Al n. 12 della lettera apostolica emerge un tema che da molto tempo era assente in testi ufficiali della Chiesa, sia della Santa Sede che degli episcopati: «Grande interesse desta la riflessione sul ruolo “dell’opinione pubblica nella Chiesa” e “della Chiesa nell’opinione pubblica” (...). Pio XII ebbe a dire che qualcosa mancherebbe nella vita della Chiesa se non vi fosse l’opinione pubblica». Per chi opera nell’informazione religiosa è facile constatare che viviamo un periodo in cui l’informazione è soprattutto unidirezionale: dal centro alla periferia e non viceversa. Da un paio di decenni gli editori religiosi constatano che, dopo il clima di grande scoperta dell’immediato post-concilio, non si vendono più libri che parlano dell’Africa e dell’America latina, l’informazione sulla vita di quelle chiese è scomparsa dai giornali e dalle riviste. La Chiesa del silenzio esiste ancora, ha soltanto cambiato casa. Uscite dall’informazione, queste chiese sono uscite anche dalla coscienza del cattolico medio?

 

MASS MEDIA

E PERSONE CONSACRATE

 

Fa piacere, infine, trovare nella lettera apostolica di Giovanni Paolo II un esplicito riconoscimento alla «particolare responsabilità, in questo campo, riservata alle persone consacrate, che dal proprio carisma istituzionale sono orientate all’impegno nel campo delle comunicazioni sociali.
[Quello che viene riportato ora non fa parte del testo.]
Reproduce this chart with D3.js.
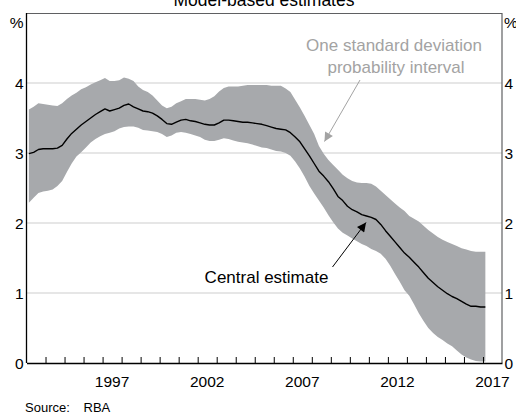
<!DOCTYPE html>
<html>
<head>
<meta charset="utf-8">
<script src="https://cdn.jsdelivr.net/npm/d3@7"></script>
<style>
  html, body { margin: 0; padding: 0; background: #fff; }
  svg { display: block; font-family: Arial, "Liberation Sans", sans-serif; }
</style>
</head>
<body>
<svg id="chart" width="516" height="415"></svg>
<script>
// Quarterly, 1993 Q1 to 2017 Q1
const startYear = 1993;
const central = [
  2.99,3.01,3.05,3.06,3.06,3.06,3.07,3.11,3.20,3.28,3.34,3.40,3.45,3.50,3.55,3.59,
  3.63,3.60,3.62,3.64,3.68,3.70,3.66,3.63,3.60,3.59,3.57,3.53,3.48,3.42,3.41,3.44,
  3.47,3.48,3.46,3.45,3.43,3.41,3.40,3.40,3.43,3.47,3.47,3.46,3.45,3.44,3.44,3.43,
  3.42,3.41,3.39,3.37,3.35,3.34,3.33,3.29,3.23,3.16,3.06,2.96,2.85,2.74,2.67,2.59,
  2.49,2.38,2.32,2.24,2.19,2.16,2.12,2.10,2.08,2.05,1.98,1.89,1.81,1.73,1.65,1.57,
  1.51,1.44,1.37,1.29,1.21,1.15,1.09,1.04,0.99,0.95,0.92,0.88,0.84,0.81,0.81,0.80,
  0.80
];
const upper = [
  3.62,3.66,3.71,3.70,3.69,3.68,3.67,3.71,3.77,3.82,3.86,3.91,3.94,3.98,4.01,4.04,
  4.07,4.03,4.03,4.04,4.08,4.06,4.03,3.95,3.90,3.87,3.82,3.75,3.68,3.64,3.66,3.71,
  3.74,3.77,3.77,3.77,3.76,3.75,3.77,3.81,3.88,3.93,3.95,3.95,3.95,3.96,3.97,3.97,
  3.97,3.97,3.97,3.96,3.96,3.96,3.92,3.87,3.76,3.65,3.53,3.40,3.27,3.10,2.99,2.90,
  2.83,2.76,2.69,2.64,2.60,2.58,2.57,2.57,2.56,2.52,2.46,2.40,2.34,2.28,2.22,2.17,
  2.10,2.06,2.02,1.96,1.90,1.85,1.80,1.76,1.73,1.70,1.67,1.64,1.62,1.60,1.59,1.59,
  1.59
];
const lower = [
  2.29,2.36,2.43,2.45,2.46,2.48,2.53,2.60,2.73,2.85,2.95,3.01,3.08,3.15,3.20,3.24,
  3.27,3.29,3.31,3.35,3.37,3.38,3.38,3.36,3.33,3.32,3.31,3.30,3.27,3.23,3.25,3.29,
  3.30,3.29,3.27,3.25,3.23,3.19,3.17,3.17,3.19,3.21,3.20,3.18,3.16,3.15,3.14,3.12,
  3.10,3.08,3.07,3.05,3.03,3.02,3.00,2.96,2.88,2.78,2.66,2.53,2.42,2.32,2.22,2.11,
  2.01,1.92,1.86,1.82,1.78,1.74,1.70,1.67,1.63,1.60,1.56,1.49,1.39,1.27,1.16,1.04,
  0.96,0.84,0.71,0.60,0.50,0.43,0.37,0.33,0.28,0.24,0.18,0.12,0.08,0.05,0.03,0.02,
  0.02
];
const yTicks = [0, 1, 2, 3, 4];
const xLabels = [1997, 2002, 2007, 2012, 2017];
const title = "Model-based estimates";
const bandLabel = ["One standard deviation", "probability interval"];
const lineLabel = "Central estimate";
const sourceText = ["Source:", "RBA"];

// time (decimal year, mid-quarter) for each observation
const times = central.map((_, i) => startYear + i / 4 + 0.125);
const rows = times.map((t, i) => ({ t, c: central[i], u: upper[i], l: lower[i] }));

const svg = d3.select("#chart");
const L = 26.5, R = 502, T = 13, B = 363;
const x = d3.scaleLinear().domain([1993, 2018]).range([L, R]);
const y = d3.scaleLinear().domain([0, 5]).range([B, T]);

const tickFont = "15.5px";
const bandColor = "#a7a9ac";
const annoGrey = "#a3a3a3";

// gridlines
svg.append("g").selectAll("line").data(yTicks.filter(d => d > 0)).join("line")
  .attr("x1", L).attr("x2", R)
  .attr("y1", d => y(d)).attr("y2", d => y(d))
  .attr("stroke", "#cdcdcd").attr("stroke-width", 1.2);

// band
svg.append("path").datum(rows)
  .attr("d", d3.area().x(d => x(d.t)).y0(d => y(d.l)).y1(d => y(d.u)))
  .attr("fill", bandColor);

// central line
svg.append("path").datum(rows)
  .attr("d", d3.line().x(d => x(d.t)).y(d => y(d.c)))
  .attr("fill", "none").attr("stroke", "#000").attr("stroke-width", 1.4)
  .attr("stroke-linejoin", "round");

// frame
svg.append("line").attr("x1", L).attr("x2", R).attr("y1", T + 0.5).attr("y2", T + 0.5)
  .attr("stroke", "#5f6062").attr("stroke-width", 1.2);
svg.append("line").attr("x1", R).attr("x2", R).attr("y1", T).attr("y2", B)
  .attr("stroke", "#5f6062").attr("stroke-width", 1.2);
svg.append("line").attr("x1", L).attr("x2", L).attr("y1", T).attr("y2", B)
  .attr("stroke", "#000").attr("stroke-width", 1.3);

// bottom axis (ticks inside at year boundaries)
const xAxis = d3.axisBottom(x)
  .tickValues(d3.range(1994, 2018))
  .tickSizeInner(-6).tickSizeOuter(0)
  .tickFormat("");
const gx = svg.append("g").attr("transform", `translate(0,${B})`).call(xAxis);
gx.select(".domain").attr("stroke", "#000").attr("stroke-width", 1.3);
gx.selectAll(".tick line").attr("stroke", "#000").attr("stroke-width", 1);

svg.append("g").selectAll("text").data(xLabels).join("text")
  .attr("x", d => x(d + 0.5)).attr("y", 387)
  .attr("text-anchor", "middle").attr("font-size", tickFont).attr("fill", "#000")
  .text(d => d);

// y labels left and right
svg.append("g").selectAll("text").data(yTicks).join("text")
  .attr("x", 23.5).attr("y", d => y(d) + 5.5)
  .attr("text-anchor", "end").attr("font-size", tickFont).text(d => d);
svg.append("g").selectAll("text").data(yTicks).join("text")
  .attr("x", 504.5).attr("y", d => y(d) + 5.5)
  .attr("text-anchor", "start").attr("font-size", tickFont).text(d => d);
svg.append("text").attr("x", 23.5).attr("y", 27.5).attr("text-anchor", "end")
  .attr("font-size", tickFont).text("%");
svg.append("text").attr("x", 504).attr("y", 27.5).attr("text-anchor", "start")
  .attr("font-size", tickFont).text("%");

// title
svg.append("text").attr("x", 264).attr("y", 6).attr("text-anchor", "middle")
  .attr("font-size", "17.5px").text(title);

// annotations
const defs = svg.append("defs");
function marker(id, color) {
  defs.append("marker").attr("id", id)
    .attr("viewBox", "0 0 10 10").attr("refX", 10).attr("refY", 5)
    .attr("markerUnits", "userSpaceOnUse")
    .attr("markerWidth", 13).attr("markerHeight", 9).attr("orient", "auto")
    .append("path").attr("d", "M0,0 L10,5 L0,10 Z").attr("fill", color);
}
marker("arrGrey", annoGrey);
marker("arrBlack", "#000");

svg.append("text").attr("x", 394).attr("y", 50.5).attr("text-anchor", "middle")
  .attr("font-size", "17px").attr("fill", annoGrey).text(bandLabel[0]);
svg.append("text").attr("x", 396).attr("y", 72.5).attr("text-anchor", "middle")
  .attr("font-size", "17px").attr("fill", annoGrey).text(bandLabel[1]);
svg.append("line").attr("x1", 360).attr("y1", 80).attr("x2", 324.5).attr("y2", 141.5)
  .attr("stroke", annoGrey).attr("stroke-width", 1).attr("marker-end", "url(#arrGrey)");

svg.append("text").attr("x", 266.5).attr("y", 283).attr("text-anchor", "middle")
  .attr("font-size", "17px").attr("fill", "#000").text(lineLabel);
svg.append("line").attr("x1", 332.5).attr("y1", 267).attr("x2", 366).attr("y2", 222.5)
  .attr("stroke", "#000").attr("stroke-width", 1).attr("marker-end", "url(#arrBlack)");

// source
svg.append("text").attr("x", 25).attr("y", 411.5).attr("font-size", "13px").text(sourceText[0]);
svg.append("text").attr("x", 83.5).attr("y", 411.5).attr("font-size", "13px").text(sourceText[1]);
</script>
</body>
</html>
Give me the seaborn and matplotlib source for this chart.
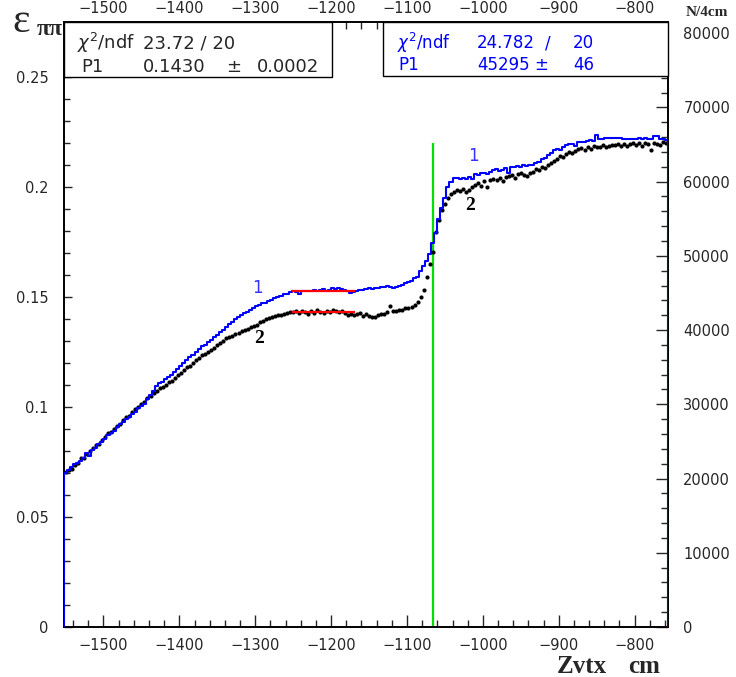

Formate spiritualmente e professionalmente, esse “prestino volentieri il loro servizio, secondo le opportunità pastorali (...) affinché da una parte siano scongiurati i danni provocati dall’uso viziato dei mezzi e dall’altra venga promossa una superiore qualità delle trasmissioni, con messaggi rispettosi della legge morale e ricchi di valori umani e cristiani”» (n. 8).

In questo, come in altri settori della pastorale, i religiosi e le religiose hanno svolto un ruolo di iniziatori, affrontando tutte le difficoltà e i rischi di chi esplora un terreno nuovo. In passato erano soprattutto problemi di capitali economici e umani, problemi di disciplina e di pastorale.

Oggi,  a questi problemi va aggiunto quello, generale a tutta la Chiesa, della diminuzione del personale. Ma soprattutto oggi il personale religioso ed ecclesiastico impegnato nei mass media deve fare i conti, allo stesso modo e allo stesso piano del laico credente, con l’ambiguità strutturale di linguaggio e di assetto degli strumenti della comunicazione radiotelevisiva. Un’ambiguità che in certi momenti viene percepita come insuperabile, perché condiziona il messaggio in modo irrisolvibile, così che si può parlare di un’ambiguità radicale del linguaggio televisivo rispetto al fatto religioso. Ed è questo il punto sul quale, secondo me, i religiosi, il personale ecclesiastico e i laici cristiani impegnati nel settore dovrebbero riflettere e chiamare alla luce i problemi.

Il testo di Giovanni Paolo II è molto chiaro sui rischi che comportano «i nuovi linguaggi» introdotti dai nuovi media. Essi «modificano i processi di apprendimento e la qualità delle relazioni umane, per cui senza un’adeguata formazione si corre il rischio che essi, anziché essere al servizio delle persone, giungano a strumentalizzarle e condizionarle pesantemente» (n. 11).

Anche la trasmissione della fede, come la liturgia e la catechesi, «risentono dei linguaggi e della cultura contemporanea» (n. 8).

E infatti quanto è riferito alle persone può essere riferito, in grado ancora maggiore, al fatto religioso e alla fede, che attraverso i media possono essere strumentalizzati e presentati in modo ambiguo. Il che indica che anche il mondo dei mass media è un luogo in cui deve essere annunciato e vissuto il Vangelo. Perché appunto «il mondo dei mass media ha bisogno di redenzione» (n. 4) e i mass media possono essere usati come «un’“arma” distruttiva» (n. 11).

Vale dunque soprattutto per i religiosi e per quanti hanno a cuore l’interiorità dell’uomo il richiamo di Giovanni Paolo II: «A tutti è chiesto di saper coltivare un attento discernimento e una costante vigilanza, maturando una sana capacità critica di fronte alla forza persuasiva dei mezzi di comunicazione» (n. 13).